Couchbase is hailing its new beta as the most significant release of the open-source NoSQL database ever, with development, administration and security the main beneficiaries.
Written by Toby Wolpe, Contributor

Open-source NoSQL firm Couchbase says new features in the Server 3.0 beta released today strengthen the database's core architecture and also make life easier for developers and admins.

The company is justifying its description of Couchbase Server 3.0 beta as the most significant release of the document-oriented database to date by pointing to the addition of on-the-fly tunable memory and the stream-based Database Change Protocol, or DCP, designed to cut latency.

But it is also highlighting a number of improvements aimed at giving the database enterprise-quality administration and enabling developers to create apps based on Couchbase.

"In addition to foundational changes, like the advanced stream-based protocol and tunable memory, which improve performance and enable Couchbase to support many new use cases, we have dramatically improved the developer experience making it easier to build and extend applications built on Couchbase," Couchbase VP products and engineering Ravi Mayuram said in a statement.

The stream-based DCP improves speeds by removing bottlenecks, and helps the way increased memory and network capabilities are used, according to Couchbase. Among other benefits, it lists better view performance and the immediate streaming and rapid indexing of changes made to documents to enable data queries at near real-time speeds.

DCP is also attributed with the ability to cut latency for Couchbase Cross Data Center Replication, or XDCR, by replicating data, memory to memory, from the source cluster to the destination cluster.

Couchbase Server 3.0 beta's tunable memory allows admins to opt to keep all data in memory for fast response times, or just to retain a subset.
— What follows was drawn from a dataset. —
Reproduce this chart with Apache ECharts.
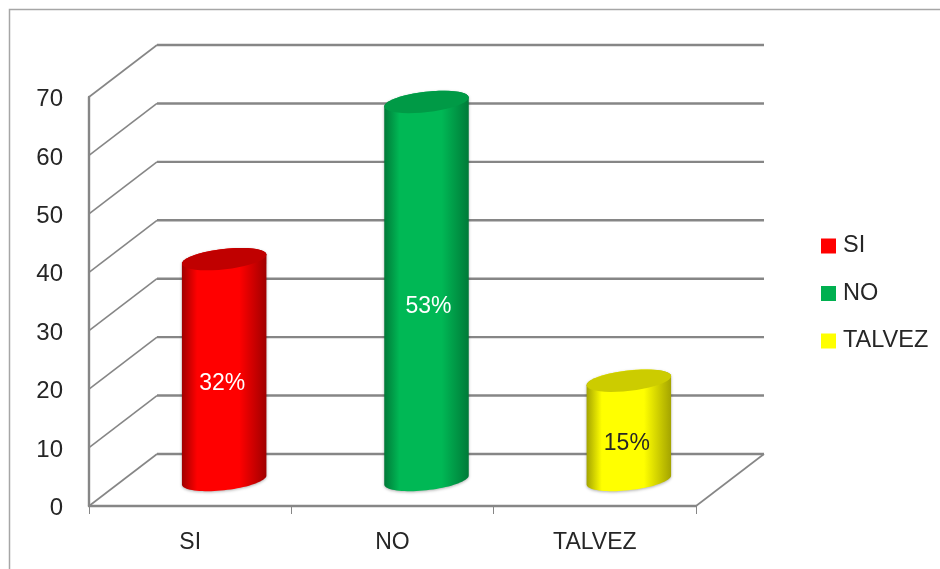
<!DOCTYPE html>
<html>
<head>
<meta charset="utf-8">
<style>html,body{margin:0;padding:0;background:#fff}#c{width:940px;height:569px;filter:blur(0.35px)}</style>
<script src="https://cdn.jsdelivr.net/npm/echarts@6/dist/echarts.min.js"></script>
</head>
<body>
<div id="c"></div>
<script>
var categories = ['SI', 'NO', 'TALVEZ'];
var values = [37.8, 64.7, 17];
var percentLabels = ['32%', '53%', '15%'];
var yTicks = [0, 10, 20, 30, 40, 50, 60, 70];
var bodyBright = ['#ff0000', '#00b855', '#ffff00'];
var bodyDark = ['#a00000', '#007a38', '#a4a400'];
var capColors = ['#c00000', '#009a46', '#cccc00'];
var labelColors = ['#ffffff', '#ffffff', '#262626'];
var legendColors = ['#ff0000', '#00b050', '#ffff00'];

var FONT = '"Liberation Sans", Arial, sans-serif';
var GRID_COLOR = '#868686';
var DEPTH_X = 68, DEPTH_Y = -52;
var LABEL_NUDGE = [[-2, 14], [2, 16], [-2, 13]];

var chart = echarts.init(document.getElementById('c'));

function arc(cx, cy, rx, ry, rot, from, to) {
  var pts = [], n = 40, cr = Math.cos(rot), sr = Math.sin(rot);
  for (var i = 0; i <= n; i++) {
    var t = from + (to - from) * i / n;
    pts.push([cx + rx * Math.cos(t) * cr - ry * Math.sin(t) * sr,
              cy + rx * Math.cos(t) * sr + ry * Math.sin(t) * cr]);
  }
  return pts;
}

function seg(a, b, c, d, w) {
  return { type: 'line', shape: { x1: a, y1: b, x2: c, y2: d }, style: { stroke: GRID_COLOR, lineWidth: w } };
}

function renderWall(params, api) {
  var cs = params.coordSys;
  var y = api.coord([0, api.value(0)])[1];
  var x0 = cs.x, x1 = cs.x + cs.width;
  var children = [
    seg(x0, y, x0 + DEPTH_X, y + DEPTH_Y, 1.6),
    seg(x0 + DEPTH_X, y + DEPTH_Y, x1 + DEPTH_X, y + DEPTH_Y, 2.4)
  ];
  if (api.value(0) === yTicks[0]) {
    children.push(seg(x1, y, x1 + DEPTH_X, y + DEPTH_Y, 1.6));
  }
  return { type: 'group', children: children };
}

function renderCylinder(idx) {
  return function (params, api) {
    var base = api.coord([api.value(0), 0]);
    var top = api.coord([api.value(0), api.value(1)]);
    var cx = base[0] + DEPTH_X / 2;
    var by = base[1] + DEPTH_Y / 2;
    var ty = top[1] + DEPTH_Y / 2;
    var rx = 42.5, ry = 10.2, rot = -6.5 * Math.PI / 180;
    var t0 = Math.atan2(-ry * Math.sin(rot), rx * Math.cos(rot));
    var body = arc(cx, by, rx, ry, rot, t0, t0 + Math.PI)
      .concat(arc(cx, ty, rx, ry, rot, t0 + Math.PI, t0 + 2 * Math.PI));
    return {
      type: 'group',
      children: [{
        type: 'polygon',
        shape: { points: body },
        style: {
          fill: {
            type: 'linear', x: 0, y: 0, x2: 1, y2: 0,
            colorStops: [
              { offset: 0, color: bodyDark[idx] },
              { offset: 0.18, color: bodyBright[idx] },
              { offset: 0.68, color: bodyBright[idx] },
              { offset: 1, color: bodyDark[idx] }
            ]
          },
          shadowBlur: 3, shadowColor: 'rgba(0,0,0,0.3)', shadowOffsetY: 1
        }
      }, {
        type: 'polygon',
        shape: { points: arc(cx, ty, rx, ry, rot, 0, 2 * Math.PI) },
        style: { fill: capColors[idx] }
      }, {
        type: 'text',
        style: {
          text: percentLabels[idx],
          x: cx + LABEL_NUDGE[idx][0], y: (by + ty) / 2 + LABEL_NUDGE[idx][1],
          fill: labelColors[idx], font: '23px ' + FONT,
          align: 'center', verticalAlign: 'middle'
        }
      }]
    };
  };
}

var series = [{
  name: 'wall',
  type: 'custom',
  silent: true,
  z: 1,
  renderItem: renderWall,
  encode: { y: 0 },
  data: yTicks.map(function (t) { return [t]; })
}];
categories.forEach(function (c, i) {
  series.push({
    name: c,
    type: 'custom',
    z: 3,
    itemStyle: { color: legendColors[i] },
    renderItem: renderCylinder(i),
    encode: { x: 0, y: 1 },
    data: [[i, values[i]]]
  });
});

chart.setOption({
  animation: false,
  backgroundColor: '#ffffff',
  graphic: [{
    type: 'polyline',
    silent: true,
    z: 0,
    shape: { points: [[9.5, 569], [9.5, 9.5], [940, 9.5]] },
    style: { stroke: '#a6a6a6', lineWidth: 1.5, fill: null }
  }],
  grid: { left: 89, right: 244, top: 97, bottom: 63 },
  legend: {
    data: categories,
    orient: 'vertical',
    left: 821, top: 234,
    padding: 0,
    icon: 'rect',
    itemWidth: 15, itemHeight: 15, itemGap: 23.5,
    selectedMode: false,
    textStyle: { fontFamily: FONT, fontSize: 23.5, color: '#262626', padding: [0, 0, 0, 2] }
  },
  xAxis: {
    type: 'category',
    data: categories,
    axisLine: { lineStyle: { color: GRID_COLOR, width: 2.4 } },
    axisTick: { show: true, length: 8, lineStyle: { color: GRID_COLOR, width: 1 } },
    axisLabel: { fontFamily: FONT, fontSize: 23, color: '#262626', margin: 25 },
    splitLine: { show: false }
  },
  yAxis: {
    type: 'value',
    min: 0, max: 70, interval: 10,
    axisLine: { show: true, lineStyle: { color: GRID_COLOR, width: 2.4 } },
    axisTick: { show: false },
    axisLabel: {
      color: '#262626', margin: 26,
      formatter: '{v|{value}}',
      rich: { v: { fontFamily: FONT, fontSize: 24, color: '#262626', padding: [5, 0, 0, 0] } }
    },
    splitLine: { show: false }
  },
  series: series
});
</script>
</body>
</html>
"This new capability gives Couchbase Server the power to support very large datasets efficiently and cost-effectively, and makes it possible for Couchbase Server to support a variety of new use cases as the database can be configured on the fly to support whatever the application needs," the company said.
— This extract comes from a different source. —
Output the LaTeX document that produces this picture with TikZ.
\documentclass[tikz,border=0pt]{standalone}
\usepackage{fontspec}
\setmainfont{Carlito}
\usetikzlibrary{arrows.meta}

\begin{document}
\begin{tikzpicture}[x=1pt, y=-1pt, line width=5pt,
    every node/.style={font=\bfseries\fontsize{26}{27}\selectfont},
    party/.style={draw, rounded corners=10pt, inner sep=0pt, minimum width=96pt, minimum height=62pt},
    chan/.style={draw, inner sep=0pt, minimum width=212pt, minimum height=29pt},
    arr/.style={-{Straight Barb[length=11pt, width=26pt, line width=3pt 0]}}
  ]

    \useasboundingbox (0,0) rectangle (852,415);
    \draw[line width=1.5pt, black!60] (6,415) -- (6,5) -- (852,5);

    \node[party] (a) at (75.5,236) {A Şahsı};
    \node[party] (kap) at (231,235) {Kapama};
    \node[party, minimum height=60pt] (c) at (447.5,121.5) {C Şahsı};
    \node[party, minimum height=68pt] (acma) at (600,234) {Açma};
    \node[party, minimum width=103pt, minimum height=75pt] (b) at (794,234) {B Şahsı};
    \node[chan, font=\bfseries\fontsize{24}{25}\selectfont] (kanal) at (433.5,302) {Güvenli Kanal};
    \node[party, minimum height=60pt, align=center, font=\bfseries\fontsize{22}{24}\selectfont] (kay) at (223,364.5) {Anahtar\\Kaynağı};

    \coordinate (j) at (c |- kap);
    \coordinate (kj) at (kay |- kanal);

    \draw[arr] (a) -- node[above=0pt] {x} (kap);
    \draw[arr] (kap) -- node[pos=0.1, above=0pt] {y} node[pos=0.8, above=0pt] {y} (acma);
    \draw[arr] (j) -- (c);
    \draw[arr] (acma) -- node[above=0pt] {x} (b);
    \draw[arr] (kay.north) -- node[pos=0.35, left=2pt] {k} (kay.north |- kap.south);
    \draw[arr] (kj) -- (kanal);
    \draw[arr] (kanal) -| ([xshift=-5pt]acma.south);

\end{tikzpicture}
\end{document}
On the administration side, the beta release has new options that enable incremental backups of only data changed since the last backup, which speeds up the process and requires less storage.

Administrators will also get better control over the resource allocation of buckets, which are isolated, virtual containers that logically group records within a cluster. Pause and resume controls enable XDCR replication to be stopped and started again during maintenance.

Couchbase Server 3.0 also offers better security, with SSL encryption of data in flight between client and server, "providing secure on-the-wire data access for applications and administrators". Encrypted HTTPS access to the Couchbase administrator console and the REST API is another new feature.

For developers, SDKs offer access to integrated, native JSON, giving easier and faster app development in commonly used languages, Couchbase said. There are also asynchronous and reactive interfaces in Java and .NET for the creation of what Couchbase describes as richer applications, with better IO performance.

On top of that there are new integrations with open-source application framework Spring, coroutine-based Python networking library gevent, and event-driven networking engine Twisted, among others.

With the beta, Couchbase has also launched a Server 3.0 bug bash competition, with winners to be announced at the annual user conference in San Francisco in October.